La fin de la course visant à mettre au point un vaccin contre l'Ebola pourrait bien arriver trop tard pour enrayer l'épidémie qui sévit actuellement en Afrique de l'Ouest.

Malgré les débuts des essais cliniques de deux vaccins ces dernières semaines, il n'est pas dit que la population d'Afrique de l'Ouest pourra recevoir le vaccin en 2015.

«Le plan est qu'au cours du premier trimestre 2015 nous puissions avoir un vaccin très avancé qui a franchi la phase 2, que nous avons assez de données et que nous pouvons utiliser ce vaccin pour protéger le personnel de santé ou le personnel en première ligne», affirme à La Presse le Dr Mandy Kader Kondé, spécialiste des fièvres hémorragiques qui travaille à l'élaboration d'un plan de développement des vaccins à l'Organisation mondiale de la santé.

Mais la population, elle, devra se montrer un peu plus patiente.

«Une fois que nous aurons tous les données et les homologations nécessaires dans les différentes agences de régulation, le reste suivra. Mais est-ce que la vaccination des populations se fera en 2015? On n'a pas encore un calendrier très précis», poursuit le médecin, de passage à Montréal vendredi.

Pas avant la fin 2015

La société pharmaceutique britannique GlaxoSmithKline, qui a commencé des essais cliniques de son vaccin il y a quelques semaines au Mali, au Royaume-Uni et aux États-Unis, a confirmé au réseau BBC vendredi que le vaccin arriverait «trop tard» pour l'épidémie actuelle, puisque les données complètes sur l'efficacité et l'innocuité ne seront pas prêtes avant la fin de l'année 2015.

De son côté, le Laboratoire national de microbiologie de santé publique du Canada à Winnipeg a donné le coup d'envoi à ses essais cliniques aux États-Unis, dimanche dernier. Le vaccin expérimental sera également envoyé à l'OMS lundi prochain pour d'autres essais auprès de 250 personnes en Europe et en Afrique.

«Je pense que le vaccin va permettre de réduire la mortalité d'une couche ciblée, c'est-à-dire sur le personnel de première ligne, mais je ne pense pas que fondamentalement, ça va changer les choses, parce qu'on ne peut pas utiliser un vaccin ou un médicament à grande échelle sans avoir obtenu toutes les données ou les autorisations nécessaires», souligne le docteur Kondé.

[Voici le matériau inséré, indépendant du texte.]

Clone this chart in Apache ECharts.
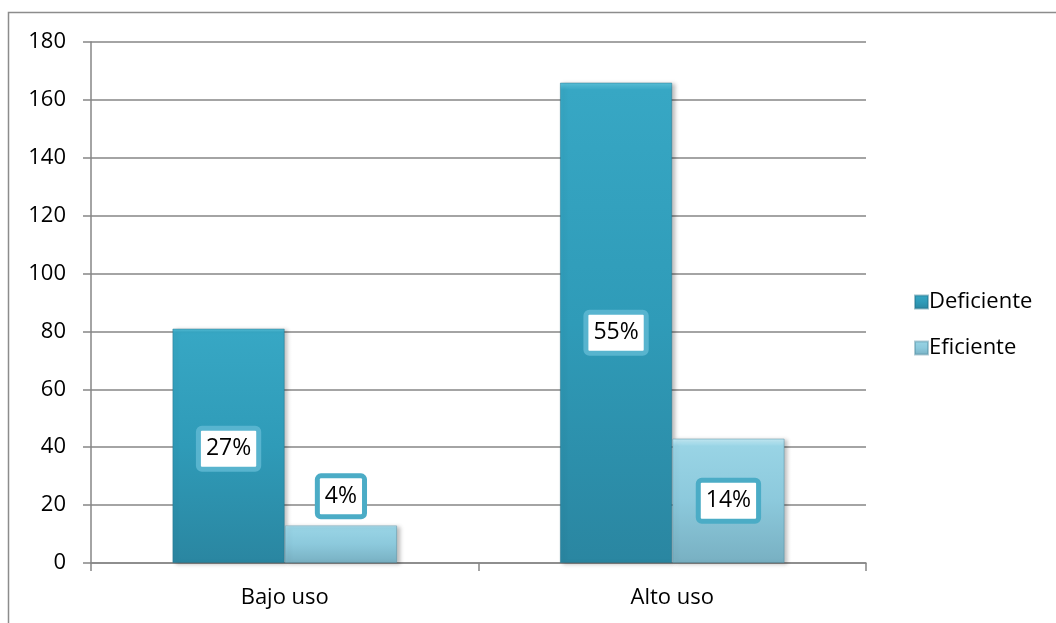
<!DOCTYPE html>
<html>
<head>
<meta charset="utf-8">
<script src="https://cdn.jsdelivr.net/npm/echarts@6/dist/echarts.min.js"></script>
<style>
html,body{margin:0;padding:0;background:#fff;}
#chart{width:1056px;height:623px;}
</style>
</head>
<body>
<div id="chart"></div>
<script>
var categories = ['Bajo uso', 'Alto uso'];
var seriesNames = ['Deficiente', 'Eficiente'];
var deficiente = [81, 166];
var eficiente = [13, 43];
var deficientePct = ['27%', '55%'];
var eficientePct = ['4%', '14%'];
var yTicks = [0, 20, 40, 60, 80, 100, 120, 140, 160, 180];

var FONT = '"Open Sans", sans-serif';

function labelBox(borderColor, pos, off) {
  var l = {
    show: true,
    position: pos,
    distance: 11,
    color: '#000',
    fontFamily: FONT,
    fontSize: 23,
    lineHeight: 28,
    backgroundColor: '#fff',
    borderColor: borderColor,
    borderWidth: 5,
    borderRadius: 1,
    padding: [4, 5, 4, 5]
  };
  if (off) l.offset = off;
  return l;
}

var defData = deficiente.map(function (v, i) {
  return { value: v, label: Object.assign(labelBox('rgba(95,185,210,0.85)', 'inside', [0, i === 1 ? 10 : 3]), { formatter: deficientePct[i] }) };
});
var efData = eficiente.map(function (v, i) {
  return { value: v, label: Object.assign(labelBox('#4bacc6', i === 0 ? 'top' : 'inside', null), { formatter: eficientePct[i] }) };
});

var chart = echarts.init(document.getElementById('chart'));
chart.setOption({
  animation: false,
  backgroundColor: '#fff',
  graphic: [{
    type: 'rect',
    shape: { x: 8.5, y: 12.5, width: 1100, height: 700 },
    style: { fill: 'none', stroke: '#8c8c8c', lineWidth: 1.5 },
    z: -10
  }],
  grid: { left: 91, right: 190, top: 42, bottom: 60, containLabel: false },
  legend: {
    orient: 'vertical',
    left: 909,
    top: 286,
    itemWidth: 13,
    itemHeight: 13,
    itemGap: 24,
    icon: 'rect',
    textStyle: { fontFamily: FONT, fontSize: 22, color: '#000', padding: [0, 0, 0, -4] },
    data: seriesNames
  },
  xAxis: {
    type: 'category',
    data: categories,
    axisLine: { lineStyle: { color: '#868686', width: 1.5 } },
    axisTick: { show: true, length: 8, alignWithLabel: false, lineStyle: { color: '#868686', width: 1.5 } },
    axisLabel: { fontFamily: FONT, fontSize: 22, color: '#000', margin: 24 },
    splitLine: { show: false }
  },
  yAxis: {
    type: 'value',
    min: yTicks[0],
    max: yTicks[yTicks.length - 1],
    interval: yTicks[1] - yTicks[0],
    axisLine: { show: true, lineStyle: { color: '#868686', width: 1.5 } },
    axisTick: { show: true, length: 8, lineStyle: { color: '#868686', width: 1.5 } },
    axisLabel: { fontFamily: FONT, fontSize: 22, color: '#000', margin: 25 },
    splitLine: { show: true, lineStyle: { color: '#868686', width: 1.5 } }
  },
  series: [{
    name: seriesNames[0],
    type: 'bar',
    barGap: '0%',
    barCategoryGap: '42%',
    data: defData,
    itemStyle: {
      color: {
        type: 'linear', x: 0, y: 0, x2: 0, y2: 1,
        colorStops: [
          { offset: 0, color: '#5cc3dc' },
          { offset: 0.015, color: '#37a7c4' },
          { offset: 0.5, color: '#2f9bb8' },
          { offset: 1, color: '#2a86a1' }
        ]
      },
      borderColor: 'rgba(30,110,135,0.45)',
      borderWidth: 1,
      shadowColor: 'rgba(0,0,0,0.25)',
      shadowBlur: 4,
      shadowOffsetX: 3,
      shadowOffsetY: 1
    }
  }, {
    name: seriesNames[1],
    type: 'bar',
    data: efData,
    itemStyle: {
      color: {
        type: 'linear', x: 0, y: 0, x2: 0, y2: 1,
        colorStops: [
          { offset: 0, color: '#c6ecf6' },
          { offset: 0.06, color: '#99d4e5' },
          { offset: 0.5, color: '#8cc9dc' },
          { offset: 1, color: '#78b0c2' }
        ]
      },
      borderColor: 'rgba(80,140,160,0.45)',
      borderWidth: 1,
      shadowColor: 'rgba(0,0,0,0.25)',
      shadowBlur: 4,
      shadowOffsetX: 3,
      shadowOffsetY: 1
    }
  }]
});
</script>
</body>
</html>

Et lorsqu'un sérum sera prêt à distribuer à grande échelle, un important travail de communication restera à faire pour convaincre les populations méfiantes de recevoir le vaccin.

«Les gens ont peur d'être des cobayes, tout va très vite, mais la population n'est pas rendue au même point que les scientifiques. Il faudra donc instaurer un dialogue, demander leur avis», estime le médecin qui est à la tête du Centre de formation et de recherche sur l'Ebola, notamment en Guinée.

Des mesures concrètes

Ces délais ne découragent pas le spécialiste, qui souligne que plusieurs mesures peuvent déjà être prises rapidement afin de juguler l'épidémie.

«Le renforcement de la surveillance épidémiologique, l'envoi de laboratoires mobiles, les études, la formation de travailleurs volontaires ou la création d'un corps d'épidémiologistes, ce sont des mesures concrètes que le Canada peut nous aider à mettre sur pied», a-t-il ajouté.

La ministre canadienne de la Santé a d'ailleurs annoncé vendredi une aide supplémentaire de 30 millions à la Mission des Nations unies pour l'action d'urgence contre Ebola pour répondre aux besoins immédiats dans cette épidémie. Cette aide s'ajoute aux 35 millions déjà promis pour lutter contre le virus.